Statutory effect of withdrawal of EC and SHE on excisable goods and taxable services with effect from 1st March, 2015 and 1st June, 2015 respectively, pursuant to the Finance Act, 2015 - Held that: - Omission of a provision signifies deletion of that provision and is normally not treated as different from repeal. The repeal/omission in the present case was not made retrospectively, but applied prospectively. Manufacturers and output service providers were entitled to take benefit of EC and SHE credit on the EC and SHE payable on manufactured goods and output services on or before the cut off date, i.e., 1st March, 2015 in case of manufactured goods and 1st June, 2015 in case of taxable services. They have not been allowed to take credit after the said two dates for the simple reason that EC and SHE ceased to be applicable and were no longer payable after the said dates. The provisos added to Rule 3, sub-rule (7) in clause (b) are really in the nature of concessions confined to a limited and narrow set of cases and are not of general application. Noticeably, they expand the scope and give benefit of utilization of accumulated EC and SHE against payment of excise duty and service tax, which was not the position prior to 1st March, 2015 and 1st June, 2015, respectively. It is also easily apparent as to why the said benefit or concession was granted. These cases certainly fall in a distinct and separate class. The said classification would not fall foul of vice of discrimination. Article 14 is not offended. In fact the petitioners do not challenge and question the provisos, albeit seek additional benefit and concession beyond those granted, even though they were never available earlier.

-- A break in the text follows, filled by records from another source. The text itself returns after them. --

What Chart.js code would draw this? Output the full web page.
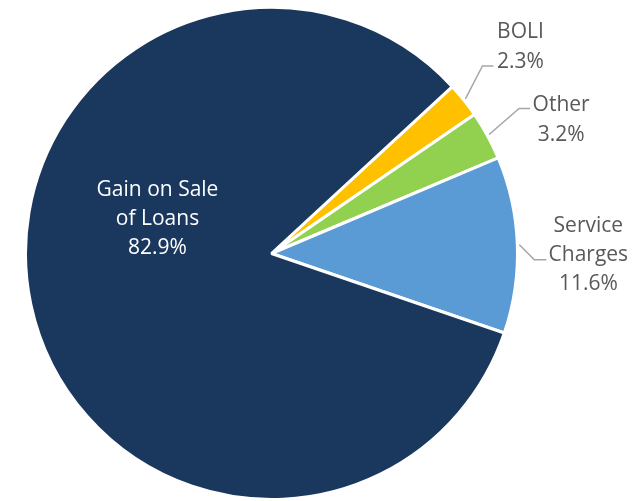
<!DOCTYPE html>
<html>
<head>
<meta charset="utf-8">
<script src="https://cdn.jsdelivr.net/npm/chart.js@4/dist/chart.umd.min.js"></script>
<style>
  body { margin: 0; background: #fff; }
  #wrap { width: 643px; height: 501px; }
</style>
</head>
<body>
<div id="wrap"><canvas id="myChart" width="643" height="501"></canvas></div>
<script>
  // slice names (one entry per label line) and their shares in percent
  const categories = [['BOLI'], ['Other'], ['Service', 'Charges'], ['Gain on Sale', 'of Loans']];
  const shares = [2.3, 3.2, 11.6, 82.9];
  const sliceColors = ['#FFC000', '#92D050', '#5B9BD5', '#1A375E'];

  // where each label goes, relative to the slice it belongs to
  // leader: [dx, dy] of the elbow from the edge point, then horizontal run
  const labelLayout = [
    { leader: [17, -33], run: 11, textDx: 27, textDy: -34, lh: 30, color: '#595959' },
    { leader: [30, -26], run: 11, textDx: 31, textDy: -4, lh: 30, color: '#595959' },
    { leader: [15, 15], run: 12, textDx: 42, textDy: -34, lh: 29, color: '#595959' },
    { inside: [-114, -63], lh: 29, color: '#FFFFFF' }
  ];

  // draw the labels and the leader lines after the slices
  const sliceLabels = {
    id: 'sliceLabels',
    afterDatasetsDraw(chart) {
      const ctx = chart.ctx;
      const arcs = chart.getDatasetMeta(0).data;
      ctx.save();
      ctx.font = '21px "Open Sans", sans-serif';
      ctx.textAlign = 'center';
      ctx.textBaseline = 'middle';
      arcs.forEach(function(arc, i) {
        const p = arc.getProps(['x', 'y', 'startAngle', 'endAngle', 'outerRadius'], true);
        const lay = labelLayout[i];
        const lines = categories[i].concat([shares[i].toFixed(1) + '%']);
        let tx, ty;
        if (lay.inside) {
          tx = p.x + lay.inside[0];
          ty = p.y + lay.inside[1];
        } else {
          const mid = (p.startAngle + p.endAngle) / 2;
          const ax = p.x + Math.cos(mid) * (p.outerRadius + 2);
          const ay = p.y + Math.sin(mid) * (p.outerRadius + 2);
          const ex = ax + lay.leader[0];
          const ey = ay + lay.leader[1];
          ctx.strokeStyle = '#A6A6A6';
          ctx.lineWidth = 1.5;
          ctx.beginPath();
          ctx.moveTo(ax, ay);
          ctx.lineTo(ex, ey);
          ctx.lineTo(ex + lay.run, ey);
          ctx.stroke();
          tx = ex + lay.run + lay.textDx;
          ty = ey + lay.textDy;
        }
        ctx.fillStyle = lay.color;
        lines.forEach(function(line, k) {
          ctx.fillText(line, tx, ty + k * lay.lh);
        });
      });
      ctx.restore();
    }
  };

  const canvas = document.getElementById('myChart');
  const chart = new Chart(canvas, {
    type: 'pie',
    data: {
      labels: categories.map(function(c) { return c.join(' '); }),
      datasets: [{
        data: shares,
        backgroundColor: sliceColors,
        borderColor: '#FFFFFF',
        borderWidth: 3
      }]
    },
    options: {
      responsive: false,
      devicePixelRatio: 1,
      animation: false,
      rotation: 47.3,
      layout: { padding: { left: 24, right: 124, top: 6, bottom: 0 } },
      plugins: {
        legend: { display: false },
        tooltip: { enabled: false }
      }
    },
    plugins: [sliceLabels]
  });
</script>
</body>
</html>
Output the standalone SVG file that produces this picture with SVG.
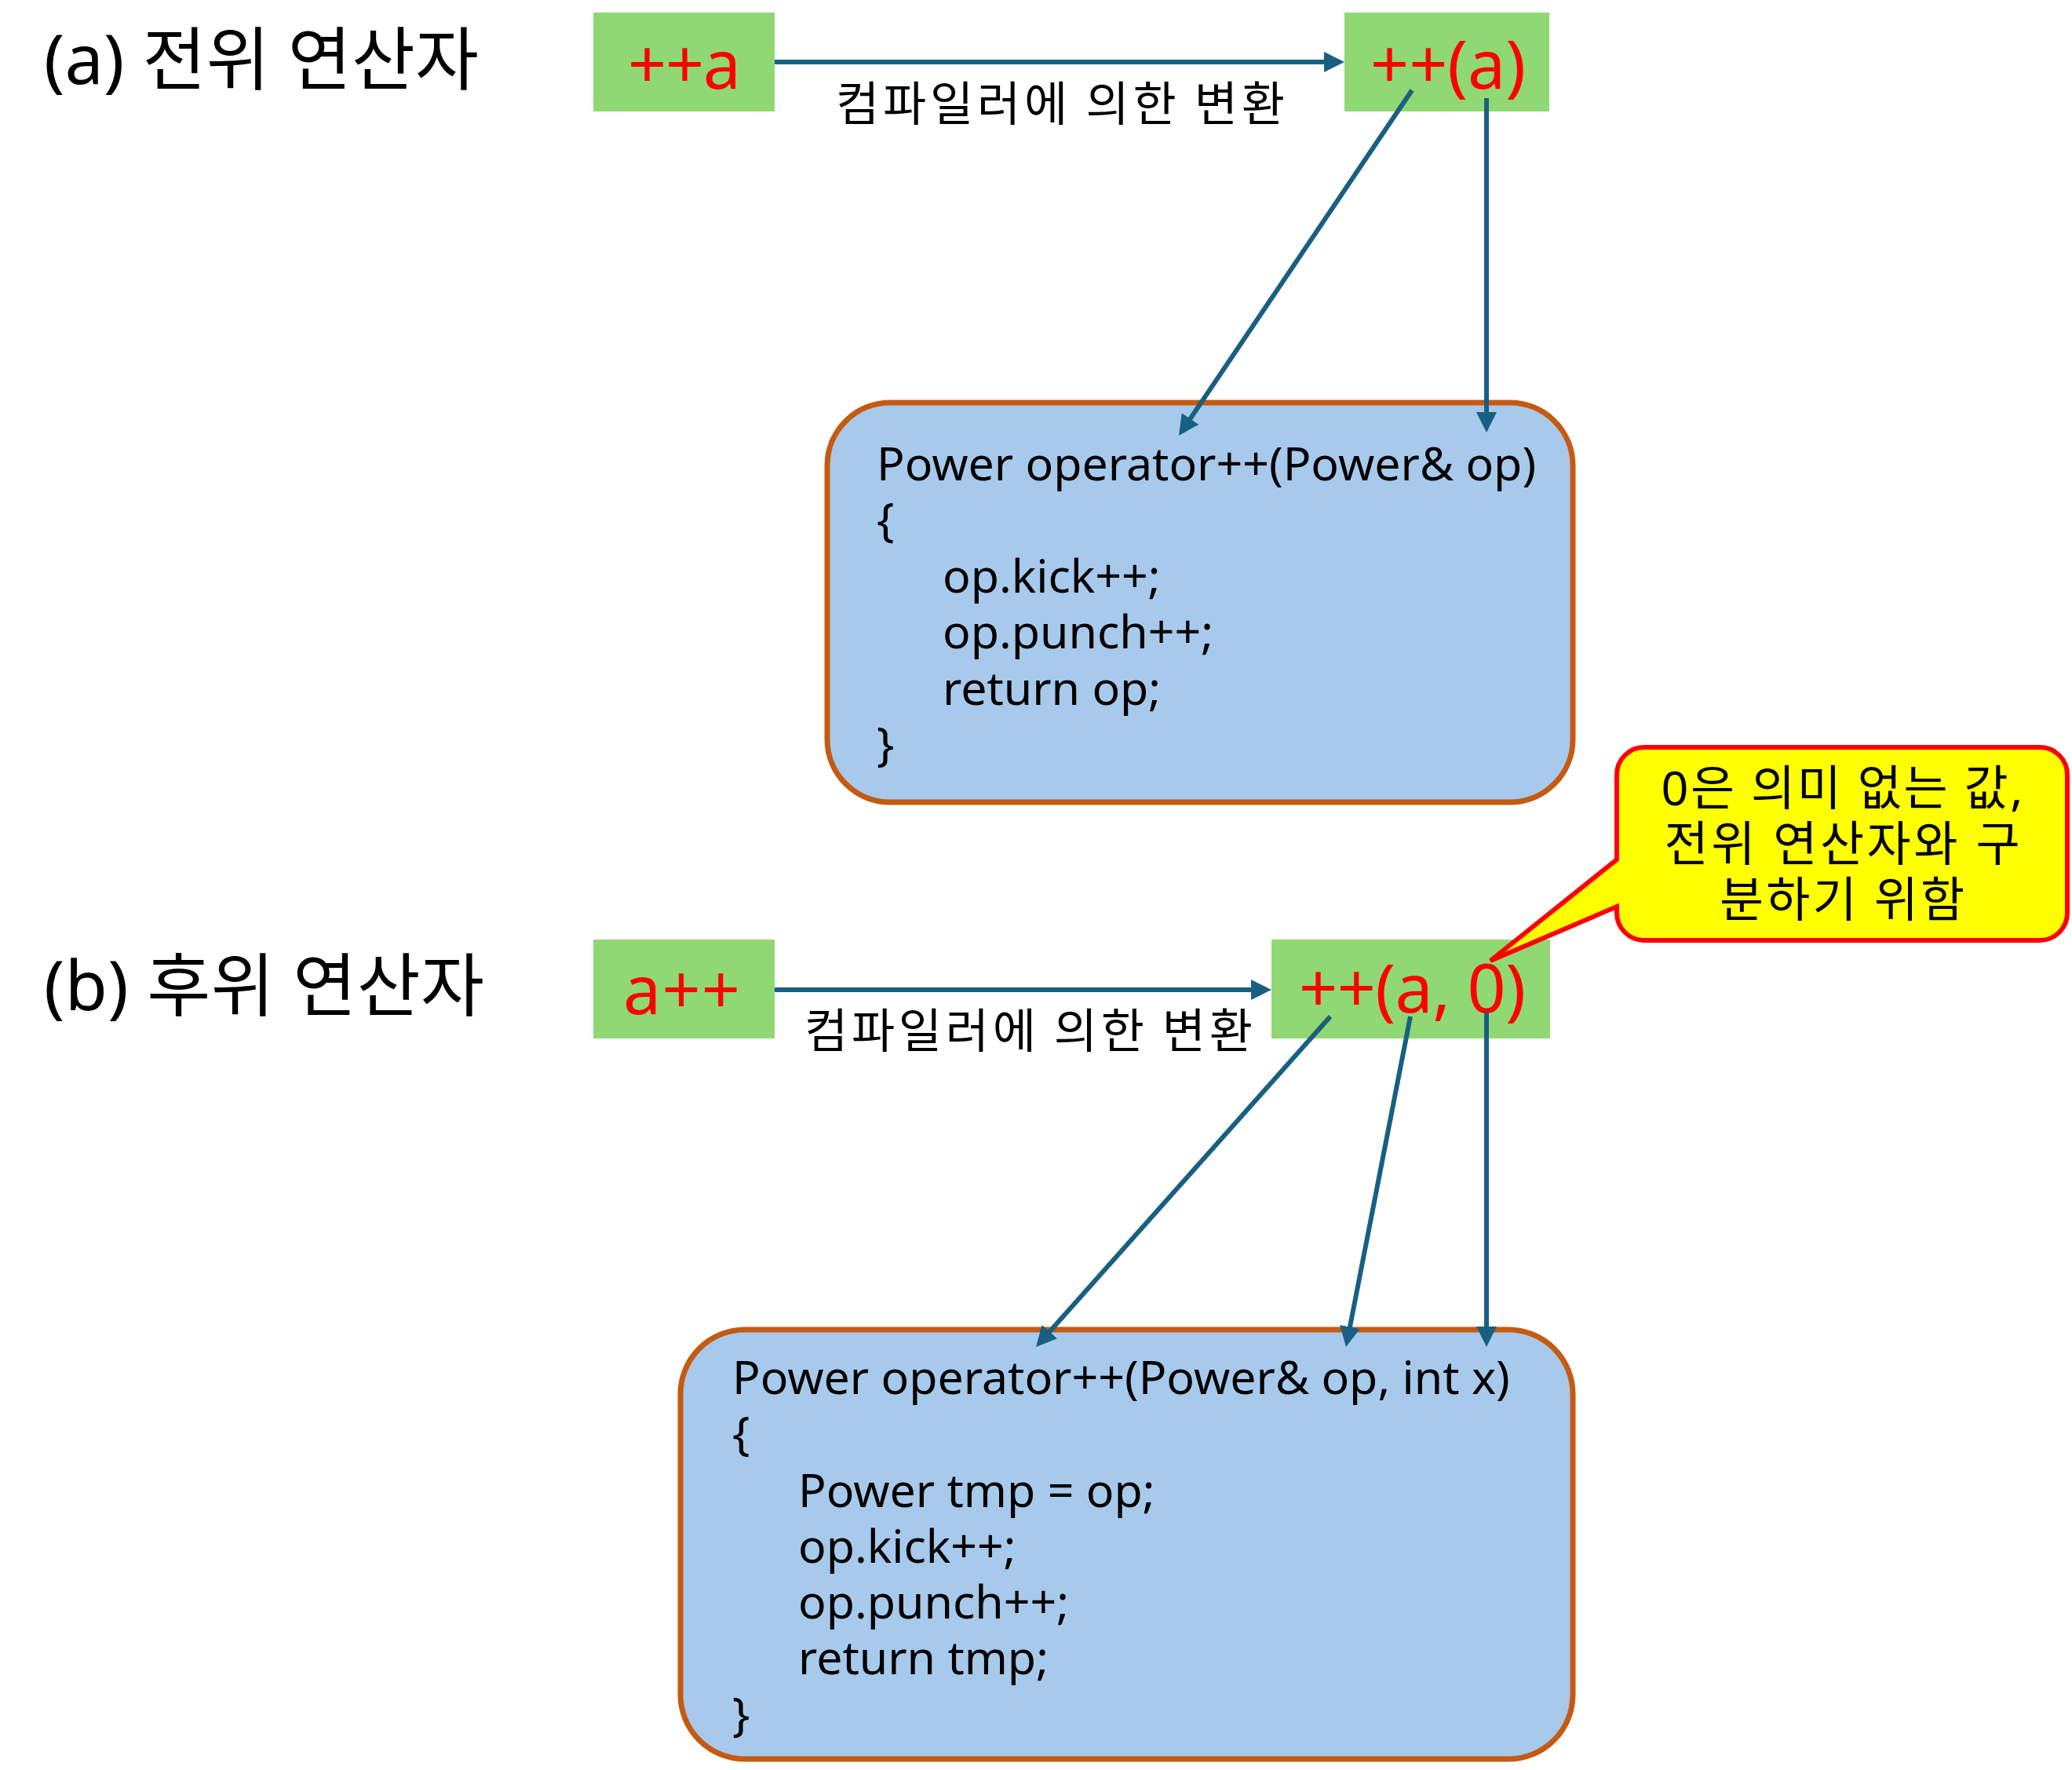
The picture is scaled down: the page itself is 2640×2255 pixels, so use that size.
<svg xmlns="http://www.w3.org/2000/svg" width="2640" height="2255" viewBox="0 0 2640 2255">
<style>
.title{font-family:"Noto Sans","Noto Sans CJK KR",sans-serif;font-size:88px;fill:#000}
.lbl{font-family:"Noto Sans CJK KR",sans-serif;font-size:60px;fill:#000}
.red{font-family:"Noto Sans",sans-serif;font-size:86px;fill:#FF0000}
.code{font-family:"Noto Sans",sans-serif;font-size:59px;fill:#000}
.call{font-family:"Noto Sans","Noto Sans CJK KR",sans-serif;font-size:61px;fill:#000;text-anchor:middle}
.green{fill:#90D873}
.cbox{fill:#A7C9EB;stroke:#C55A11;stroke-width:7}
.conn{stroke:#185F82;stroke-width:6;fill:none;marker-end:url(#ah)}
</style>
<defs>
<marker id="ah" viewBox="0 0 26 26" refX="14" refY="13" markerWidth="26" markerHeight="26" markerUnits="userSpaceOnUse" orient="auto">
<path d="M0,0 L26,13 L0,26 Z" fill="#185F82"/>
</marker>
</defs>
<rect width="2640" height="2255" fill="#FFFFFF"/>

<g id="title-a"><text class="title" x="56" y="107" textLength="554" lengthAdjust="spacing">(a) 전위 연산자</text></g>
<g id="title-b"><text class="title" x="56" y="1287" textLength="561" lengthAdjust="spacing">(b) 후위 연산자</text></g>

<g id="node-pre-a">
<rect class="green" x="756" y="16" width="231" height="126"/>
<text class="red" x="800" y="113" textLength="144" lengthAdjust="spacing">++a</text>
</g>
<g id="node-pre-call">
<rect class="green" x="1713" y="16" width="261" height="126"/>
<text class="red" x="1746" y="113" textLength="198" lengthAdjust="spacing">++(a)</text>
</g>
<g id="node-pre-func">
<rect class="cbox" x="1054" y="513" width="950" height="509" rx="80" ry="80"/>
<text class="code" x="1117" y="612">Power operator++(Power&amp; op)</text>
<text class="code" x="1117" y="683">{</text>
<text class="code" x="1201" y="755">op.kick++;</text>
<text class="code" x="1201" y="826">op.punch++;</text>
<text class="code" x="1201" y="898">return op;</text>
<text class="code" x="1117" y="969">}</text>
</g>

<g id="node-post-a">
<rect class="green" x="756" y="1197" width="231" height="126"/>
<text class="red" x="794" y="1292" textLength="149" lengthAdjust="spacing">a++</text>
</g>
<g id="node-post-call">
<rect class="green" x="1620" y="1197" width="355" height="126"/>
<text class="red" x="1655" y="1290" textLength="289" lengthAdjust="spacing">++(a, 0)</text>
</g>
<g id="node-post-func">
<rect class="cbox" x="867" y="1694" width="1137" height="547" rx="82" ry="82"/>
<text class="code" x="933" y="1776">Power operator++(Power&amp; op, int x)</text>
<text class="code" x="933" y="1847">{</text>
<text class="code" x="1017" y="1920">Power tmp = op;</text>
<text class="code" x="1017" y="1991">op.kick++;</text>
<text class="code" x="1017" y="2062">op.punch++;</text>
<text class="code" x="1017" y="2133">return tmp;</text>
<text class="code" x="933" y="2205">}</text>
</g>

<g id="callout">
<path d="M2095,952 H2599 A35,35 0 0 1 2634,987 V1163 A35,35 0 0 1 2599,1198 H2095 A35,35 0 0 1 2060,1163 V1155 L1899,1224 L2060,1095 V987 A35,35 0 0 1 2095,952 Z" fill="#FFFF00" stroke="#FF0000" stroke-width="6" stroke-linejoin="miter"/>
<text class="call" x="2347" y="1026" textLength="461" lengthAdjust="spacing">0은 의미 없는 값,</text>
<text class="call" x="2347" y="1097" textLength="453" lengthAdjust="spacing">전위 연산자와 구</text>
<text class="call" x="2347" y="1168" textLength="312" lengthAdjust="spacing">분하기 위함</text>
</g>

<g id="connectors">
<line class="conn" x1="987" y1="79" x2="1701" y2="79"/>
<line class="conn" x1="1799" y1="115" x2="1508.7" y2="545.1"/>
<line class="conn" x1="1894" y1="125" x2="1894" y2="539"/>
<line class="conn" x1="987" y1="1261" x2="1608" y2="1261"/>
<line class="conn" x1="1695" y1="1295" x2="1328" y2="1707"/>
<line class="conn" x1="1797" y1="1295" x2="1717.3" y2="1704.2"/>
<line class="conn" x1="1894" y1="1290" x2="1894" y2="1704"/>
<text class="lbl" x="1065" y="154" textLength="572" lengthAdjust="spacing">컴파일러에 의한 변환</text>
<text class="lbl" x="1025" y="1335" textLength="571" lengthAdjust="spacing">컴파일러에 의한 변환</text>
</g>
</svg>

It is no doubt true that the two cesses, in the present case, were in the nature of taxes and not fee, but it would be incorrect and improper to treat the two cesses as excise duty or service tax.
In the present case, credit of EC and SHE could be only allowed against EC and SHE and could not be cross- utilized against the excise duty or service tax. In fact, what the petitioners seek is an amendment of the scheme to allow them to take cross utilization of the unutilized EC and SHE upon the two cesses being withdrawn against excise duty and service tax, though this was not the position even earlier. Both EC and SHE were withdrawn and abolished. They ceased to be payable. In these circumstances, it is not possible to accept the contention that a vested right or claim existed and legal issue is covered against the respondents.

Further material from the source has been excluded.